Sanderling’s Romantic style is very much to the fore in his December 1999 performance of Bruckner’s Seventh, which he performs in the Nowak edition. His approach is expansive, taking 71 minutes for the symphony (longer than the majority of performances listed in John Berky’s Bruckner discography) and 25 minutes for the Adagio, which is particularly successful. But he is in no way self-indulgent (in the manner of Celibidache, for example, who somehow manages to get 86 minutes out of the Berlin Philharmonic). Sanderling comes across as a conductor of great discipline, although definitely an old school Bruckner conductor.

Paul Hindemith is certainly better known as a composer than as a conductor (he was also a leading viola virtuoso), but he led (and recorded with) many of the leading orchestras of his time, particularly after WWII, when he began to wind down his viola-playing career. This recording of Bruckner’s Seventh dates from June 1958,five years before his death in 1963. As might be expected from a composer famous for his neo-classicism, his approach is much more restrained than Sanderling’s. His performance (of the Gutman edition, which is fairly similar to the Nowak edition) lasts only 59 minutes, with the Adagio a full seven minutes shorter than Sanderling. But it is compelling. The composer of the Matthis der Maler symphony was himself a devotee of counterpoint and clearly is at home in Bruckner’s harmonic language and musical architecture.

The sound quality on all three discs is excellent, even on the Hindemith recording from 60 years ago. I look forward to more fine performances from the SWR backlist.








Thielemann's Bruckner 1 and 3 on Blu-ray


Anton Bruckner, Symphony No. 1
Staatskapelle Dresden
Christian Thielemann
C Major 744704          (Blu-ray)

Anton Bruckner, Symphony No. 3
Staatskapelle Dresden
Christian Thielemann

C Major 740904          (Blu-ray)


With these two performances, Christian Thielemann’s consistently fine Bruckner cycle with the Staatskapelle Dresden approaches its end. There is only No. 2 left to go. It is a little unusual to end a Bruckner cycle with the early symphonies, but here it works well. Thielemann gives powerful performances that highlight continuities with the later, more developed symphonies.

The recording of Symphony No. 1, from a performance at the Philharmonie Munich on September 6, 2017, is actually the first recording of the 1968 Linz version, as edited by Thomas Röder in 2016. This is a lightly revised version of Bruckner’s original 1866 score, prepared for the symphony’s first public performance, and so it offers a chance to hear the symphony as it was heard by a doubtless bemused audience in Linz on May 5, 1868 – the first public performance of any of Bruckner’s symphonies. (The original 1866 score, prepared by William Carragan, has been recorded by Georg Tintner and Gerd Schaller, and differs only slightly from this version.)

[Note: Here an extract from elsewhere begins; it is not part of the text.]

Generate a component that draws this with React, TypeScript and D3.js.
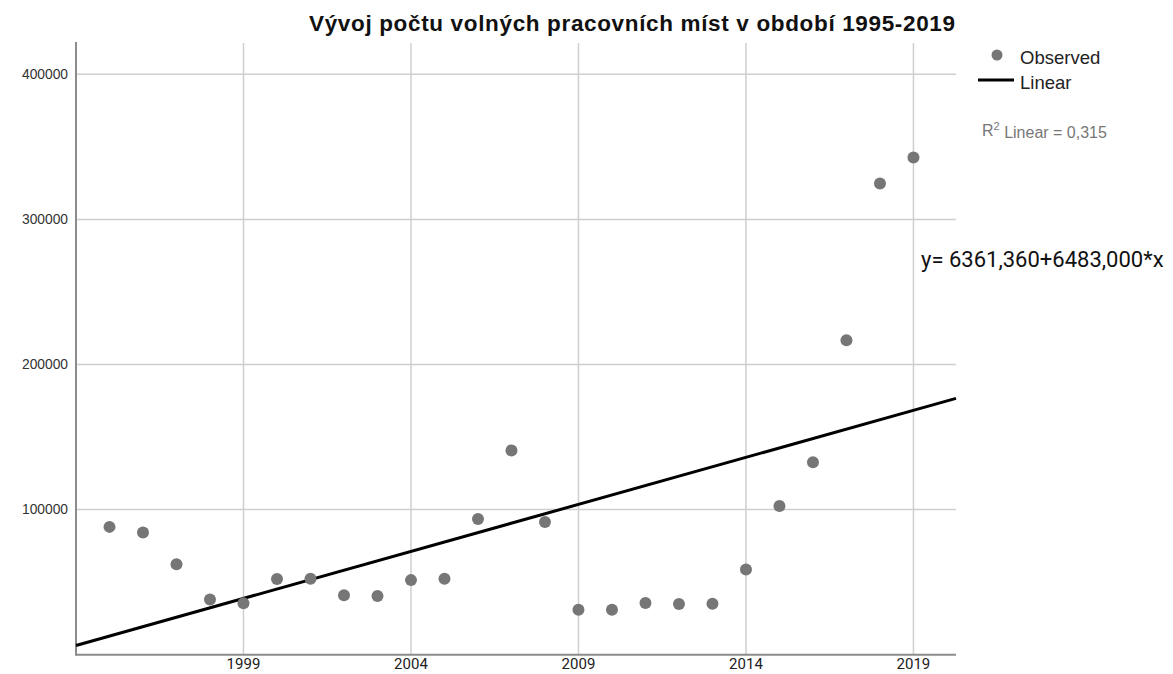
import * as d3 from "d3";

// data
const years = [
  1995, 1996, 1997, 1998, 1999, 2000, 2001, 2002, 2003, 2004, 2005, 2006, 2007,
  2008, 2009, 2010, 2011, 2012, 2013, 2014, 2015, 2016, 2017, 2018, 2019,
];
const vacancies = [
  88100, 84200, 62400, 38100, 35400, 52100, 52300, 40900, 40400, 51400, 52300,
  93600, 140800, 91400, 31000, 31000, 35600, 34900, 35100, 58800, 102500,
  132600, 216800, 324800, 342700,
];
const xTicks = [1999, 2004, 2009, 2014, 2019];
const yTicks = [100000, 200000, 300000, 400000];

// linear fit as reported (x = years since 1994)
const intercept = 6361.36;
const slope = 6483.0;
const baseYear = 1994;
const title = "Vývoj počtu volných pracovních míst v období 1995-2019";
const equation = "y= 6361,360+6483,000*x";
const r2Label = "0,315";

const W = 1173;
const H = 674;
const left = 76;
const right = 956;
const top = 43;
const bottom = 654.7;

const App = () => {
  const x = d3.scaleLinear().domain([1994, 2020.27]).range([left, right]);
  const y = d3.scaleLinear().domain([0, 421600]).range([bottom, top]);

  const points = years.map((yr, i) => ({ yr, v: vacancies[i] }));
  const fit = x.domain().map((yr) => ({
    yr,
    v: intercept + slope * (yr - baseYear),
  }));
  const lineFn = d3
    .line<{ yr: number; v: number }>()
    .x((d) => x(d.yr))
    .y((d) => y(d.v));

  return (
    <svg
      width={W}
      height={H}
      style={{ position: "absolute", left: 0, top: 0, background: "#fff" }}
    >
      <text
        x={309}
        y={31}
        textLength={646}
        lengthAdjust="spacing"
        fontFamily="Liberation Sans, Arial, sans-serif"
        fontWeight="bold"
        fontSize={22.5}
        fill="#111"
      >
        {title}
      </text>

      {/* grid */}
      <g stroke="#cfcfcf" strokeWidth={1.5}>
        {yTicks.map((t) => (
          <line key={t} x1={left} x2={right} y1={y(t)} y2={y(t)} />
        ))}
        {xTicks.map((t) => (
          <line key={t} x1={x(t)} x2={x(t)} y1={top} y2={bottom} />
        ))}
      </g>

      {/* axes */}
      <g stroke="#8c8c8c" strokeWidth={2}>
        <line x1={left} x2={left} y1={top - 1} y2={bottom + 1} />
        <line x1={left} x2={right} y1={bottom} y2={bottom} />
      </g>

      <g
        fontFamily="Liberation Sans, Arial, sans-serif"
        fontSize={13.8}
        fill="#333"
        textAnchor="end"
      >
        {yTicks.map((t) => (
          <text key={t} x={68} y={y(t)} dy="0.35em">
            {t}
          </text>
        ))}
      </g>
      <g
        fontFamily="Roboto, sans-serif"
        fontSize={15}
        fill="#222"
        textAnchor="middle"
      >
        {xTicks.map((t) => (
          <text key={t} x={x(t)} y={669}>
            {t}
          </text>
        ))}
      </g>

      <path
        d={lineFn(fit) ?? ""}
        fill="none"
        stroke="#000"
        strokeWidth={3}
      />

      <g fill="#767676">
        {points.map((d) => (
          <circle key={d.yr} cx={x(d.yr)} cy={y(d.v)} r={6} />
        ))}
      </g>

      <text
        x={921}
        y={259}
        dy="0.35em"
        fontFamily="Roboto, sans-serif"
        fontSize={22}
        fill="#111"
      >
        {equation}
      </text>

      {/* legend */}
      <g fontFamily="Liberation Sans, Arial, sans-serif" fontSize={18.5}>
        <circle cx={997} cy={55} r={5.5} fill="#767676" />
        <text x={1020} y={58} dy="0.35em" fill="#222">
          Observed
        </text>
        <line x1={978} x2={1014} y1={80} y2={80} stroke="#000" strokeWidth={3} />
        <text x={1020} y={83} dy="0.35em" fill="#222">
          Linear
        </text>
        <text x={982} y={130} dy="0.35em" fill="#777" fontSize={16}>
          R<tspan dy="-0.55em" fontSize={11}>2</tspan>
          <tspan dy="0.55em"> Linear = {r2Label}</tspan>
        </text>
      </g>
    </svg>
  );
};

export default App;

The First may be the least known of Bruckner’s symphonies, but it is certainly not a piece of juvenilia (quite apart from the fact that Bruckner was 42 when he composed it). Bruckner’s harmonic innovation is on full display. There are sustained dissonances, particularly in the Finale, and some of what subsequently became Bruckner’s characteristic devices, such as sudden stop in mid-movement. Thielemann and the Staatskapelle bring out the weightiness of the piece (while doing justice to the fine part-writing, particularly for wind). 

The Symphony No. 3 is played here in the 1877 version (Nowak edition). Thielemann makes a strong case for this symphony, which has often been maligned (most famously by Robert Simpson). It is more rough-hewn than the later masterpieces, but in the right hands that can be translated into dynamism and energy. This is perhaps the first of Bruckner’s truly heroic symphonies and this performance does not hold back, coming to a triumphant conclusion in the coda of the finale that is met with rapturous applause by the audience in the Philharmonie Munich.

As with all the discs so far in this Bruckner cycle, the production values are first-rate. The two videographers (Andreas Morell for No. 1 and Elisabeth Malzer for No. 3) use the cameras to good effect to shed light on Bruckner’s orchestration (although I wish they would pan out a little less). The sound quality is excellent – I listened in PCM stereo, but DTS-HD 5.0 surround sound is also an option. My only minor quibble is with the liner notes, which are rather sketchy (the notes for No. 1 do not distinguish between the “real” Linz version recorded here and the subsequent 1877 revision more often described as the Linz version, despite being prepared in Vienna). But this is a minor blemish on two discs that live up to the high standards of this impressive Bruckner cycle.